- **Directive**:
Without the pictures, repeat the listing character for character.

------------------------------------

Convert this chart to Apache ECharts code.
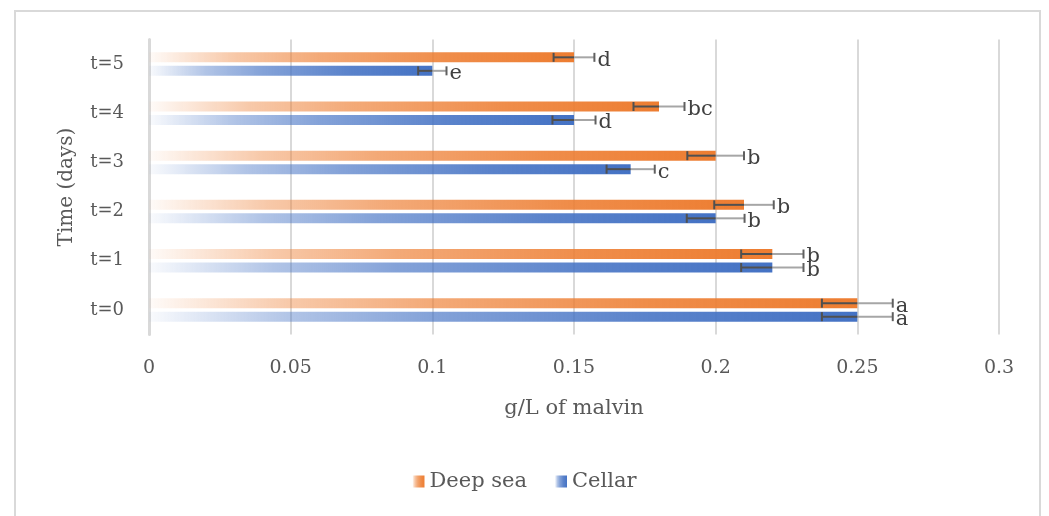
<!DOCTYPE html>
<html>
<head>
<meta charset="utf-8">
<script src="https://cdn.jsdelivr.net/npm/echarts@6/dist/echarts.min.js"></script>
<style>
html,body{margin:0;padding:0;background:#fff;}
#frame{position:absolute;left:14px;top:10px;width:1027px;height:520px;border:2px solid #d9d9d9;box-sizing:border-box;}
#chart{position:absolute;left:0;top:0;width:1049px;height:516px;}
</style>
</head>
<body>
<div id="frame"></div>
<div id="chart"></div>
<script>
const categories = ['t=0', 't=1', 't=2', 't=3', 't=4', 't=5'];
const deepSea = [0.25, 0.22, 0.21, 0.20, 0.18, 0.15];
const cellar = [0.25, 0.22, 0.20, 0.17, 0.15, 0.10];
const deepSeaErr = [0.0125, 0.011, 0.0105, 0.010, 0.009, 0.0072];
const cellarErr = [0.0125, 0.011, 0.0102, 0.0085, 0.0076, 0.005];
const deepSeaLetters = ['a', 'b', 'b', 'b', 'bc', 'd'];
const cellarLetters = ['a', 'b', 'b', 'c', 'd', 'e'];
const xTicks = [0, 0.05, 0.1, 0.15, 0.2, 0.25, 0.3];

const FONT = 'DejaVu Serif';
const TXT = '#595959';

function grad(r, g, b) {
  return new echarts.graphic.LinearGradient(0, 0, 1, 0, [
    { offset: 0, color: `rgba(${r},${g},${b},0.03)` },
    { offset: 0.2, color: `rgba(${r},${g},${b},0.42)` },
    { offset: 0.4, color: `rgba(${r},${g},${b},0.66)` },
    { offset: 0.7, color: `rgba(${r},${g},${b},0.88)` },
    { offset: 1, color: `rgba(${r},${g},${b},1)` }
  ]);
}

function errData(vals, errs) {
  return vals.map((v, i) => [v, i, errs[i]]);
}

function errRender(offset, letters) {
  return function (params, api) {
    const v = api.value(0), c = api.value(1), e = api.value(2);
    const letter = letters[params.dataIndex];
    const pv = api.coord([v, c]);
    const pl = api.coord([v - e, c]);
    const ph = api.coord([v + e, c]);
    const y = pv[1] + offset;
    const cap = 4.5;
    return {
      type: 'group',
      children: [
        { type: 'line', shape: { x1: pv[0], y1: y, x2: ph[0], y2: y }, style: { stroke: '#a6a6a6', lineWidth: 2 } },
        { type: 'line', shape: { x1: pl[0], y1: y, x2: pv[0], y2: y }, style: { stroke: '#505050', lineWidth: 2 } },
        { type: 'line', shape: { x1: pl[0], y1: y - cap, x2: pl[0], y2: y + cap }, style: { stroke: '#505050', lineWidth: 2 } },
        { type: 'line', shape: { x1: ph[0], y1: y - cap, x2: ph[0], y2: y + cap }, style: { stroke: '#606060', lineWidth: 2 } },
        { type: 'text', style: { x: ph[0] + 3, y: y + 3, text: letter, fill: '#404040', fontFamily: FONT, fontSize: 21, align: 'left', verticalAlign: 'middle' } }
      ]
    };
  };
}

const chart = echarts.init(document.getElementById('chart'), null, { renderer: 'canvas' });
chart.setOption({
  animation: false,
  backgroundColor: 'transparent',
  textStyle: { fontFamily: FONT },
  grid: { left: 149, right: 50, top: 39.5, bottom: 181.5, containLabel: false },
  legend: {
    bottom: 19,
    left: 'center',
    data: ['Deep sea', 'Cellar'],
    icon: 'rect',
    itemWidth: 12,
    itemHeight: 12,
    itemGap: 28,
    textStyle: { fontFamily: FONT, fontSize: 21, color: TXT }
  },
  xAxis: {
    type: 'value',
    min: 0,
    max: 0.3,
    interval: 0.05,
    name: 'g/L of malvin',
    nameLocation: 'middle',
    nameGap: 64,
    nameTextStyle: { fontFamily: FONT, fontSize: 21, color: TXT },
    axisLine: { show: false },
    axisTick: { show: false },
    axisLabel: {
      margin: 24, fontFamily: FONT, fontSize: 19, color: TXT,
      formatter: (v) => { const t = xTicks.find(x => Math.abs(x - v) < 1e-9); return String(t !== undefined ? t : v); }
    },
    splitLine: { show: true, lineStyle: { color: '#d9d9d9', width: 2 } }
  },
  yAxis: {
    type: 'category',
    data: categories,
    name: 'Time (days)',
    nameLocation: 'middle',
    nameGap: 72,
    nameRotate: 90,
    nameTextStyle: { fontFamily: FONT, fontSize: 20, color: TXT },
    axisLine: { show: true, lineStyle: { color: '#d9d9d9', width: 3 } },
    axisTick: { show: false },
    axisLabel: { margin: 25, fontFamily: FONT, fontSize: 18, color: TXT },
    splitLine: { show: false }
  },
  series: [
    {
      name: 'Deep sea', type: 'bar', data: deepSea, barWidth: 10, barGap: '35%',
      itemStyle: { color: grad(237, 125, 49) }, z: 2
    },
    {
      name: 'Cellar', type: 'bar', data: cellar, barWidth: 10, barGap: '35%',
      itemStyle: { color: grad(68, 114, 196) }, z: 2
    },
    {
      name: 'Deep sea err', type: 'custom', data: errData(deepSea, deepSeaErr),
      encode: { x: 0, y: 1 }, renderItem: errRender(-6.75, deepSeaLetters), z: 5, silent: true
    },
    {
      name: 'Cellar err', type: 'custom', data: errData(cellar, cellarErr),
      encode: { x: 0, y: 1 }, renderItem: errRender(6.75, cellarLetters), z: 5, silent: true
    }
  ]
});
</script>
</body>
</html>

------------------------------------

- **Task solution**:
Convert this chart to Apache ECharts code.
<!DOCTYPE html>
<html>
<head>
<meta charset="utf-8">
<script src="https://cdn.jsdelivr.net/npm/echarts@6/dist/echarts.min.js"></script>
<style>
html,body{margin:0;padding:0;background:#fff;}
#frame{position:absolute;left:14px;top:10px;width:1027px;height:520px;border:2px solid #d9d9d9;box-sizing:border-box;}
#chart{position:absolute;left:0;top:0;width:1049px;height:516px;}
</style>
</head>
<body>
<div id="frame"></div>
<div id="chart"></div>
<script>
const categories = ['t=0', 't=1', 't=2', 't=3', 't=4', 't=5'];
const deepSea = [0.25, 0.22, 0.21, 0.20, 0.18, 0.15];
const cellar = [0.25, 0.22, 0.20, 0.17, 0.15, 0.10];
const deepSeaErr = [0.0125, 0.011, 0.0105, 0.010, 0.009, 0.0072];
const cellarErr = [0.0125, 0.011, 0.0102, 0.0085, 0.0076, 0.005];
const deepSeaLetters = ['a', 'b', 'b', 'b', 'bc', 'd'];
const cellarLetters = ['a', 'b', 'b', 'c', 'd', 'e'];
const xTicks = [0, 0.05, 0.1, 0.15, 0.2, 0.25, 0.3];

const FONT = 'DejaVu Serif';
const TXT = '#595959';

function grad(r, g, b) {
  return new echarts.graphic.LinearGradient(0, 0, 1, 0, [
    { offset: 0, color: `rgba(${r},${g},${b},0.03)` },
    { offset: 0.2, color: `rgba(${r},${g},${b},0.42)` },
    { offset: 0.4, color: `rgba(${r},${g},${b},0.66)` },
    { offset: 0.7, color: `rgba(${r},${g},${b},0.88)` },
    { offset: 1, color: `rgba(${r},${g},${b},1)` }
  ]);
}

function errData(vals, errs) {
  return vals.map((v, i) => [v, i, errs[i]]);
}

function errRender(offset, letters) {
  return function (params, api) {
    const v = api.value(0), c = api.value(1), e = api.value(2);
    const letter = letters[params.dataIndex];
    const pv = api.coord([v, c]);
    const pl = api.coord([v - e, c]);
    const ph = api.coord([v + e, c]);
    const y = pv[1] + offset;
    const cap = 4.5;
    return {
      type: 'group',
      children: [
        { type: 'line', shape: { x1: pv[0], y1: y, x2: ph[0], y2: y }, style: { stroke: '#a6a6a6', lineWidth: 2 } },
        { type: 'line', shape: { x1: pl[0], y1: y, x2: pv[0], y2: y }, style: { stroke: '#505050', lineWidth: 2 } },
        { type: 'line', shape: { x1: pl[0], y1: y - cap, x2: pl[0], y2: y + cap }, style: { stroke: '#505050', lineWidth: 2 } },
        { type: 'line', shape: { x1: ph[0], y1: y - cap, x2: ph[0], y2: y + cap }, style: { stroke: '#606060', lineWidth: 2 } },
        { type: 'text', style: { x: ph[0] + 3, y: y + 3, text: letter, fill: '#404040', fontFamily: FONT, fontSize: 21, align: 'left', verticalAlign: 'middle' } }
      ]
    };
  };
}

const chart = echarts.init(document.getElementById('chart'), null, { renderer: 'canvas' });
chart.setOption({
  animation: false,
  backgroundColor: 'transparent',
  textStyle: { fontFamily: FONT },
  grid: { left: 149, right: 50, top: 39.5, bottom: 181.5, containLabel: false },
  legend: {
    bottom: 19,
    left: 'center',
    data: ['Deep sea', 'Cellar'],
    icon: 'rect',
    itemWidth: 12,
    itemHeight: 12,
    itemGap: 28,
    textStyle: { fontFamily: FONT, fontSize: 21, color: TXT }
  },
  xAxis: {
    type: 'value',
    min: 0,
    max: 0.3,
    interval: 0.05,
    name: 'g/L of malvin',
    nameLocation: 'middle',
    nameGap: 64,
    nameTextStyle: { fontFamily: FONT, fontSize: 21, color: TXT },
    axisLine: { show: false },
    axisTick: { show: false },
    axisLabel: {
      margin: 24, fontFamily: FONT, fontSize: 19, color: TXT,
      formatter: (v) => { const t = xTicks.find(x => Math.abs(x - v) < 1e-9); return String(t !== undefined ? t : v); }
    },
    splitLine: { show: true, lineStyle: { color: '#d9d9d9', width: 2 } }
  },
  yAxis: {
    type: 'category',
    data: categories,
    name: 'Time (days)',
    nameLocation: 'middle',
    nameGap: 72,
    nameRotate: 90,
    nameTextStyle: { fontFamily: FONT, fontSize: 20, color: TXT },
    axisLine: { show: true, lineStyle: { color: '#d9d9d9', width: 3 } },
    axisTick: { show: false },
    axisLabel: { margin: 25, fontFamily: FONT, fontSize: 18, color: TXT },
    splitLine: { show: false }
  },
  series: [
    {
      name: 'Deep sea', type: 'bar', data: deepSea, barWidth: 10, barGap: '35%',
      itemStyle: { color: grad(237, 125, 49) }, z: 2
    },
    {
      name: 'Cellar', type: 'bar', data: cellar, barWidth: 10, barGap: '35%',
      itemStyle: { color: grad(68, 114, 196) }, z: 2
    },
    {
      name: 'Deep sea err', type: 'custom', data: errData(deepSea, deepSeaErr),
      encode: { x: 0, y: 1 }, renderItem: errRender(-6.75, deepSeaLetters), z: 5, silent: true
    },
    {
      name: 'Cellar err', type: 'custom', data: errData(cellar, cellarErr),
      encode: { x: 0, y: 1 }, renderItem: errRender(6.75, cellarLetters), z: 5, silent: true
    }
  ]
});
</script>
</body>
</html>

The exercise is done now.